To replace the scrapped deal, the government is moving to secure a fresh $5 billion credit package with a maturity period of three to four years, aimed at stabilizing the country’s ongoing liquidity crisis. Highly placed sources within the Ministry of Finance confirmed the strategic policy pivot.
Virtual Negotiations and Structural Deadlocks
The decision follows a high-profile virtual meeting held on May 21, 2026, between a Bangladeshi delegation led by Finance Minister Amir Khosru Mahmud Chowdhury and an IMF team headed by Deputy Managing Director Nigel Clarke.
A senior finance ministry official, speaking on the condition of anonymity, revealed that the Bangladeshi delegation formally proposed a withdrawal from the active credit facility during the digital conference.

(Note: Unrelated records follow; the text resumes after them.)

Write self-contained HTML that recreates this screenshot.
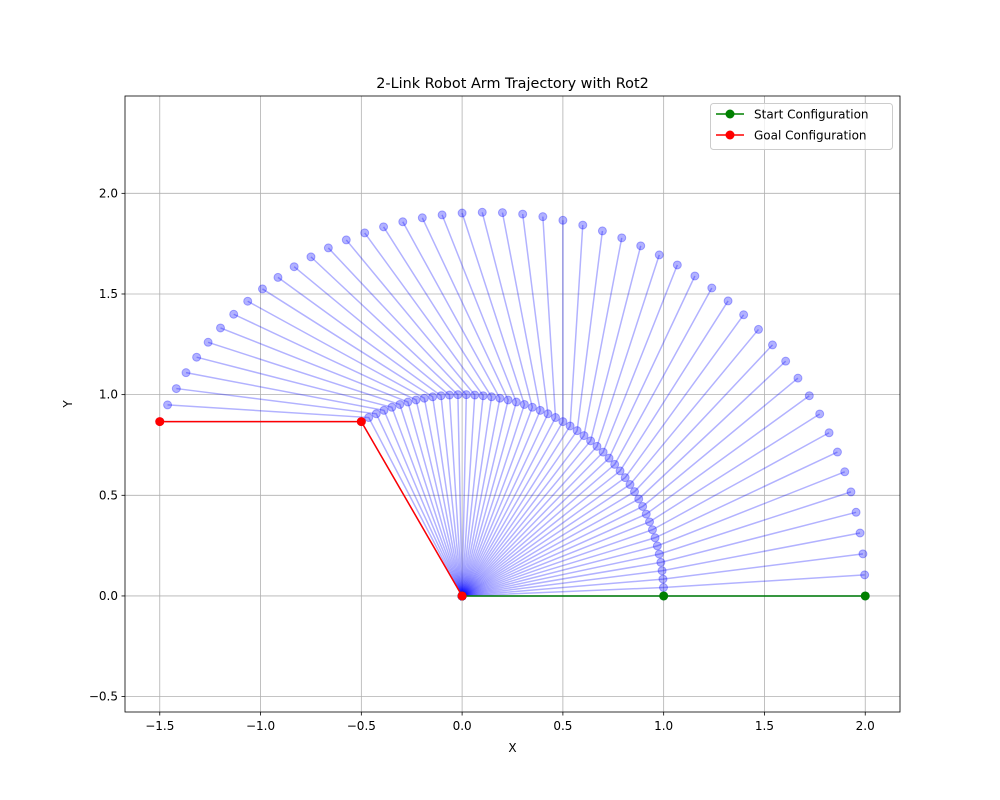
<!DOCTYPE html>
<html><head><meta charset="utf-8"><style>
body{margin:0;background:#fff}
svg{display:block;font-family:"DejaVu Sans","Liberation Sans",sans-serif}
</style></head><body>
<svg id="chart" width="1000" height="800"></svg>
<script>
const theta1Deg=[0,2.4,4.8,7.2,9.6,12,14.4,16.8,19.2,21.6,24,26.4,28.8,31.2,33.6,36,38.4,40.8,43.2,45.6,48,50.4,52.8,55.2,57.6,60,62.4,64.8,67.2,69.6,72,74.4,76.8,79.2,81.6,84,86.4,88.8,91.2,93.6,96,98.4,100.8,103.2,105.6,108,110.4,112.8,115.2,117.6,120];
const theta2Deg=[0,1.2,2.4,3.6,4.8,6,7.2,8.4,9.6,10.8,12,13.2,14.4,15.6,16.8,18,19.2,20.4,21.6,22.8,24,25.2,26.4,27.6,28.8,30,31.2,32.4,33.6,34.8,36,37.2,38.4,39.6,40.8,42,43.2,44.4,45.6,46.8,48,49.2,50.4,51.6,52.8,54,55.2,56.4,57.6,58.8,60];
const linkLengths=[1,1];
const xTicks=[-1.5,-1.0,-0.5,0.0,0.5,1.0,1.5,2.0];
const yTicks=[-0.5,0.0,0.5,1.0,1.5,2.0];
const xTickLabels=["\u22121.5","\u22121.0","\u22120.5","0.0","0.5","1.0","1.5","2.0"];
const yTickLabels=["\u22120.5","0.0","0.5","1.0","1.5","2.0"];
const xDomain=[-1.6725,2.1725], yDomain=[-0.5765,2.4835];
const L=125,R=900,T=96,B=712;
const sx=v=>L+(v-xDomain[0])/(xDomain[1]-xDomain[0])*(R-L);
const sy=v=>B-(v-yDomain[0])/(yDomain[1]-yDomain[0])*(B-T);
const svg=document.getElementById('chart');
const NS='http://www.w3.org/2000/svg';
function mk(tag,attrs,parent){const e=document.createElementNS(NS,tag);for(const k in attrs)e.setAttribute(k,attrs[k]);(parent||svg).appendChild(e);return e;}
mk('rect',{x:0,y:0,width:1000,height:800,fill:'#fff'});
const grid=mk('g',{});


xTicks.forEach((t,i)=>{
  mk('line',{x1:sx(t),x2:sx(t),y1:T,y2:B,stroke:'#b0b0b0','stroke-width':0.8},grid);
  mk('line',{x1:sx(t),x2:sx(t),y1:B,y2:B+3.5,stroke:'#000','stroke-width':0.8});
  const tx=mk('text',{x:sx(t),y:B+18,'text-anchor':'middle','font-size':12});
  tx.textContent=xTickLabels[i];
  
  
});
yTicks.forEach((t,i)=>{
  mk('line',{x1:L,x2:R,y1:sy(t),y2:sy(t),stroke:'#b0b0b0','stroke-width':0.8},grid);
  mk('line',{x1:L-3.5,x2:L,y1:sy(t),y2:sy(t),stroke:'#000','stroke-width':0.8});
  const tx=mk('text',{x:L-7,y:sy(t)+4,'text-anchor':'end','font-size':12});
  tx.textContent=yTickLabels[i];
  
  
});
const traj=mk('g',{});


function pose(i){
  const a=theta1Deg[i]*Math.PI/180,b=(theta1Deg[i]+theta2Deg[i])*Math.PI/180;
  const ex=linkLengths[0]*Math.cos(a),ey=linkLengths[0]*Math.sin(a);
  return [[0,0],[ex,ey],[ex+linkLengths[1]*Math.cos(b),ey+linkLengths[1]*Math.sin(b)]];
}
theta1Deg.forEach((_,i)=>{
  const p=pose(i);
  const g=mk('g',{},traj);
  
  
  mk('polyline',{points:p.map(q=>sx(q[0])+','+sy(q[1])).join(' '),fill:'none',stroke:'#0000ff','stroke-width':1.5,'stroke-opacity':0.3},g);
  p.forEach(q=>mk('circle',{cx:sx(q[0]),cy:sy(q[1]),r:4,fill:'#0000ff','fill-opacity':0.3,stroke:'#0000ff','stroke-opacity':0.3,'stroke-width':1},g));
});
function drawConfig(i,color,name){
  const p=pose(i);
  const g=mk('g',{});
  
  
  mk('polyline',{points:p.map(q=>sx(q[0])+','+sy(q[1])).join(' '),fill:'none',stroke:color,'stroke-width':1.5},g);
  p.forEach(q=>mk('circle',{cx:sx(q[0]),cy:sy(q[1]),r:4.5,fill:color},g));
}
drawConfig(0,'#008000','start-configuration');
drawConfig(theta1Deg.length-1,'#ff0000','goal-configuration');
const frame=mk('rect',{x:L,y:T,width:R-L,height:B-T,fill:'none',stroke:'#000','stroke-width':0.8});


const title=mk('text',{x:(L+R)/2,y:88,'text-anchor':'middle','font-size':14.4});
title.textContent='2-Link Robot Arm Trajectory with Rot2';


const xl=mk('text',{x:(L+R)/2,y:752,'text-anchor':'middle','font-size':12});
xl.textContent='X';


const yl=mk('text',{x:72,y:404,'text-anchor':'middle','font-size':12,transform:'rotate(-90 72 404)'});
yl.textContent='Y';


const leg=mk('g',{});


mk('rect',{x:710.5,y:103.5,width:182,height:46,rx:3,fill:'#fff','fill-opacity':0.8,stroke:'#ccc'},leg);
[['Start Configuration','#008000',114],['Goal Configuration','#ff0000',135]].forEach(([t,c,y])=>{
  const e=mk('g',{},leg);
  
  
  mk('line',{x1:716,x2:744,y1:y,y2:y,stroke:c,'stroke-width':1.5},e);
  mk('circle',{cx:730,cy:y,r:4.5,fill:c},e);
  const tx=mk('text',{x:754,y:y+4.5,'font-size':12},e);
  tx.textContent=t;
});
</script>
</body></html>
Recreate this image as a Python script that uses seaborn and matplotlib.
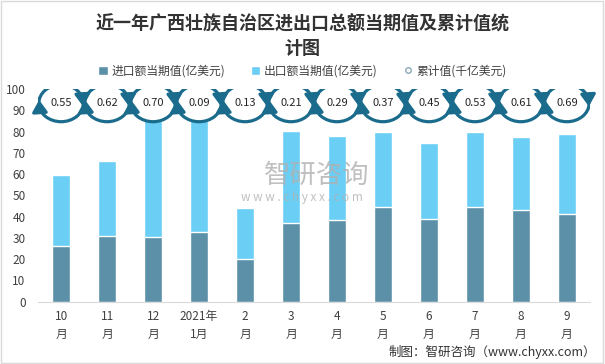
import numpy as np
import pandas as pd
import seaborn as sns
import matplotlib.pyplot as plt
from matplotlib.patches import Patch, Ellipse, Arc, Rectangle
from matplotlib.lines import Line2D

# data
months = ["10\n月", "11\n月", "12\n月", "2021年\n1月", "2\n月", "3\n月",
          "4\n月", "5\n月", "6\n月", "7\n月", "8\n月", "9\n月"]
import_vals = [26.2, 30.9, 30.5, 32.8, 20.1, 37.1, 38.5, 44.6, 38.9, 44.6, 43.2, 41.3]
export_vals = [33.3, 35.3, 57.5, 57.2, 24.0, 43.3, 39.5, 35.3, 35.8, 35.3, 34.3, 37.7]
cumulative = [0.55, 0.62, 0.70, 0.09, 0.13, 0.21, 0.29, 0.37, 0.45, 0.53, 0.61, 0.69]

DARK = "#5B90A8"
LIGHT = "#6BCEF5"
RING = "#1A6B8C"
TXT = "#404040"

sns.set_style("white")
plt.rcParams["font.family"] = ["Noto Sans CJK SC", "DejaVu Sans"]

df = pd.DataFrame({"month": months, "import": import_vals, "export": export_vals})
df["total"] = df["import"] + df["export"]

fig = plt.figure(figsize=(6.05, 3.64), dpi=100)
ax = fig.add_axes([0.063, 0.171, 0.912, 0.584])

sns.barplot(data=df, x="month", y="total", order=months, color=LIGHT,
            saturation=1, width=0.4, ax=ax, zorder=2)
sns.barplot(data=df, x="month", y="import", order=months, color=DARK,
            saturation=1, width=0.4, ax=ax, zorder=2)

#####################################################################
# cycle icons with cumulative values
#####################################################################
ring_y, ring_w, ring_h = 93.4, 0.97, 17.4
a, b = ring_w / 2, ring_h / 2


def pt(cx, th):
    t = np.deg2rad(th)
    return (cx + a * np.cos(t), ring_y + b * np.sin(t))


for i, val in enumerate(cumulative):
    ax.add_patch(Ellipse((i, ring_y), ring_w, ring_h, facecolor="white",
                         edgecolor="none", zorder=3))
    ax.add_patch(Arc((i, ring_y), ring_w, ring_h, theta1=10, theta2=170,
                     color=RING, lw=2.3, zorder=4))
    ax.add_patch(Arc((i, ring_y), ring_w, ring_h, theta1=190, theta2=350,
                     color=RING, lw=2.3, zorder=4))
    # arrow heads, clockwise
    for th in (0, 180):
        ax.annotate("", xy=pt(i, th - 10), xytext=pt(i, th + 16),
                    arrowprops=dict(arrowstyle="-|>,head_length=0.7,head_width=0.45",
                                    color=RING, lw=2.3, mutation_scale=10,
                                    shrinkA=0, shrinkB=0), zorder=4)
    ax.text(i, ring_y, f"{val:.2f}", ha="center", va="center", fontsize=8,
            color="#262626", zorder=5)

ax.set_ylim(0, 100)
ax.set_yticks(range(0, 101, 10))
ax.set_xlim(-0.5, 11.5)
ax.set_xlabel("")
ax.set_ylabel("")
for s in ["top", "right", "left"]:
    ax.spines[s].set_visible(False)
ax.spines["bottom"].set_color("#D9D9D9")
ax.tick_params(axis="both", length=0, labelsize=8.5, labelcolor=TXT)
ax.tick_params(axis="y", pad=9)
ax.tick_params(axis="x", pad=6)
for lab in ax.get_xticklabels():
    lab.set_linespacing(1.5)

#####################################################################
# texts
#####################################################################
fig.text(0.5, 1 - 36 / 364, "近一年广西壮族自治区进出口总额当期值及累计值统\n计图",
         ha="center", va="center", fontsize=13, fontweight="bold",
         color="#333333", linespacing=1.35)

handles = [Patch(facecolor=DARK), Patch(facecolor=LIGHT),
           Line2D([], [], marker="o", ls="none", markersize=4,
                  markerfacecolor="white", markeredgecolor="#8AA9B8")]
labels = ["进口额当期值(亿美元)", "出口额当期值(亿美元)", "累计值(千亿美元)"]
fig.legend(handles, labels, loc="center", bbox_to_anchor=(0.5, 1 - 71 / 364),
           ncol=3, frameon=False, fontsize=8.5, handlelength=0.8,
           handleheight=0.8, handletextpad=0.3, columnspacing=2.2,
           labelcolor=TXT)

# watermark
fig.text(317 / 605, 1 - 175 / 364, "智研咨询", ha="center", va="center",
         fontsize=19, color="#B0B0B0", alpha=0.8, zorder=10)
fig.text(302 / 605, 1 - 197 / 364, "w w w . c h y x x . c o m", ha="center",
         va="center", fontsize=8.5, color="#B0B0B0", alpha=0.8, zorder=10)

fig.text(0.985, 1 - 352 / 364, "制图：智研咨询（www.chyxx.com）", ha="right",
         va="center", fontsize=9, color="#333333")

fig.patches.append(Rectangle((0.002, 0.003), 0.995, 0.994, transform=fig.transFigure,
                             fill=False, edgecolor="#D9D9D9", lw=1))

fig.savefig("out.png", dpi=100)
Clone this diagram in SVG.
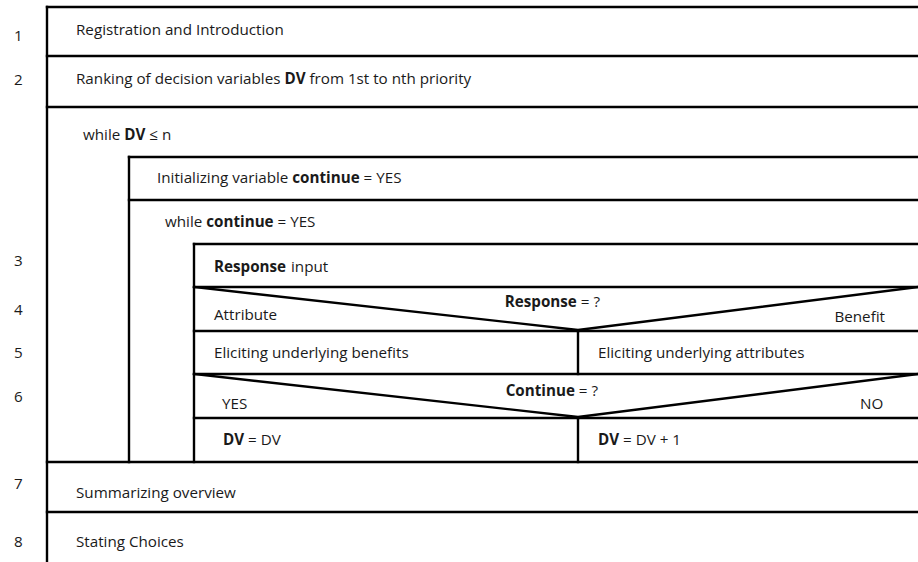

Simultaneously, the team pitched a baseline framework to initiate a brand-new loan program under modified terms.
Insiders state that the decision to abandon the inherited package stems from a prolonged gridlock between the government and the lender over rigid structural conditionalities.
Key Takeaways of the New Fiscal Strategy
Exit Plan: Dissolving the previous administration’s agreement to avoid sticking points on inherited reform mandates.
New Target: Securing a fresh $5 billion package over a 3-to-4-year timeline.
Primary Goal: Infusing immediate foreign exchange to resolve the domestic liquidity crisis and resetting conditionalities to align with the current government's economic agenda.
A formal framework outlining the modified reform terms is expected to be drafted soon as technical discussions between the finance ministry and the IMF continue.